Время есть на большой перемене — укрыться на подоконнике в тупике коридора, достать черновик, закрыть глаза, превратиться в слух. Слова, которые я услышу сейчас, — о чем они? О безысходности и свободе, о безобразии и красоте, о ненависти и прощении. Слова говорят мне: «Защищайся». Меня толкает кто-то из мальчишек, тетрадку отбирают и рвут, пинают портфель. Оглушительно звенит звонок. Следующий урок — английский. Мы учимся во вторую смену, за окнами уже сумерки. Во мне — сумерки. Я не люблю английский — в нем ненастоящие слова и злая учительница. Но сейчас мне очень плохо, и я ищу помощи.

— May I go out, please?
— Of course not!

Я встаю и под пристальными взглядами изумленных одноклассников выхожу из кабинета — чтобы потерять сознание уже в коридоре.

Света ЛаврентьеваФото: из личного архива

19 лет спустя я живу в эпоху, где стихи пишут специально. Люди добровольно хотят быть поэтами. Девочки бросают работу, чтобы посвятить жизнь поэзии, мальчики перестают ходить в качалку и на футбол. У свободных микрофонов собираются толпы, стихи становятся контентом, авторы гастролируют по стране.
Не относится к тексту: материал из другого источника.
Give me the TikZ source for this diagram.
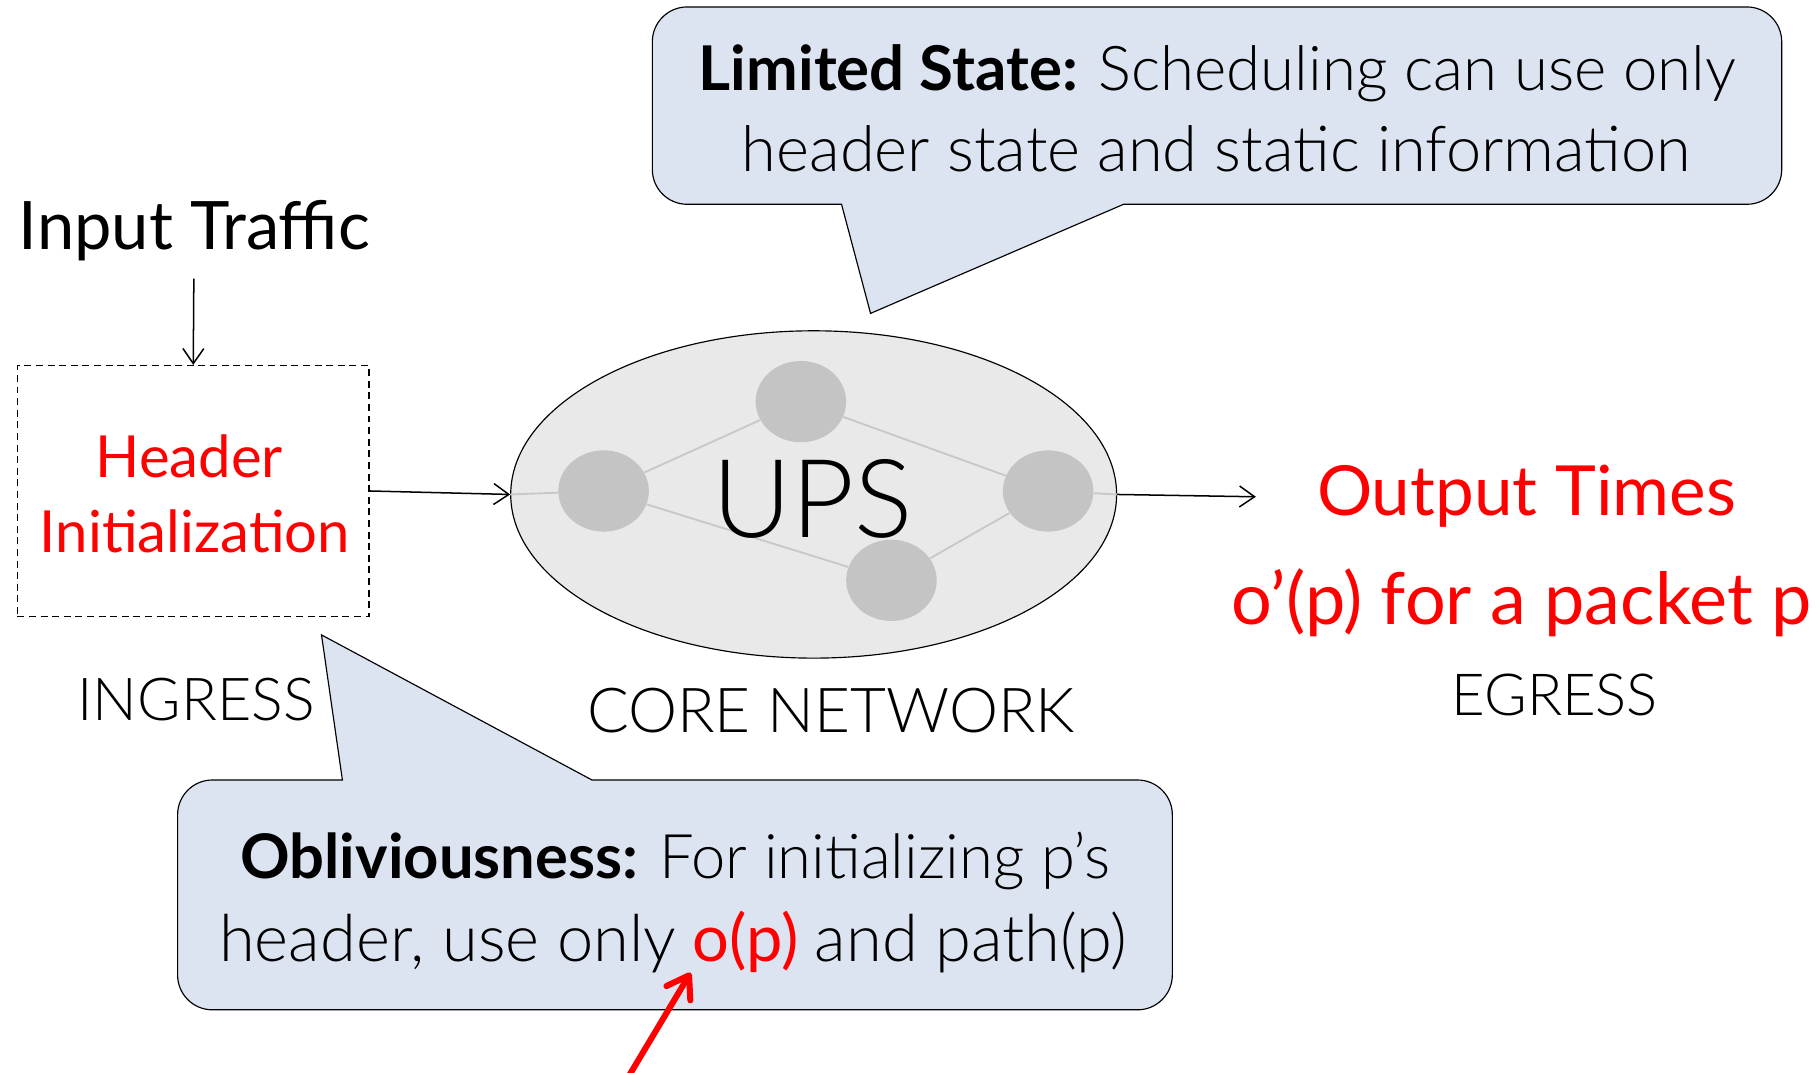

Почему-то мне по-прежнему стыдно. Это непреходящее чувство, от него невозможно избавиться. Каждые выходные я сажусь в машину и уезжаю в горы или к морю — смотреть, как гаснет солнечная свеча. Я не хочу следить за лайками и подсчитывать кассу, биться за тиражи или спорить с критиками. Не хочу ничего доказывать. Все, о чем я прошу — продолжать слышать голос Вселенной в своей голове. Знать, что ягода, погода, дом — круглые, красные, крепкие, тяжелые. А над ними горохом рассыпаются город, ворот, шорох и порох, тихо ложатся листья, лилии, сливы, и, наконец, поднимается прилив — непременно синий. Я живу в словах, слышу, как они совпадают. Мне нравится строить из них картинки, ставить каждое на свое место, пробовать звуки на вкус — катать во рту слог, словно карамельку.

Бабушка умерла 11 лет назад. Каждую ночь она говорит мне, что я никому ничего не должна.

В тысячах километров к западу, за столом у окна я все еще играю в слова, и, кажется, это лучшее из того, что мне позволено делать.

Мама, пожалуйста, не ругайся. Я успела выучить все уроки. Некоторые даже повторить.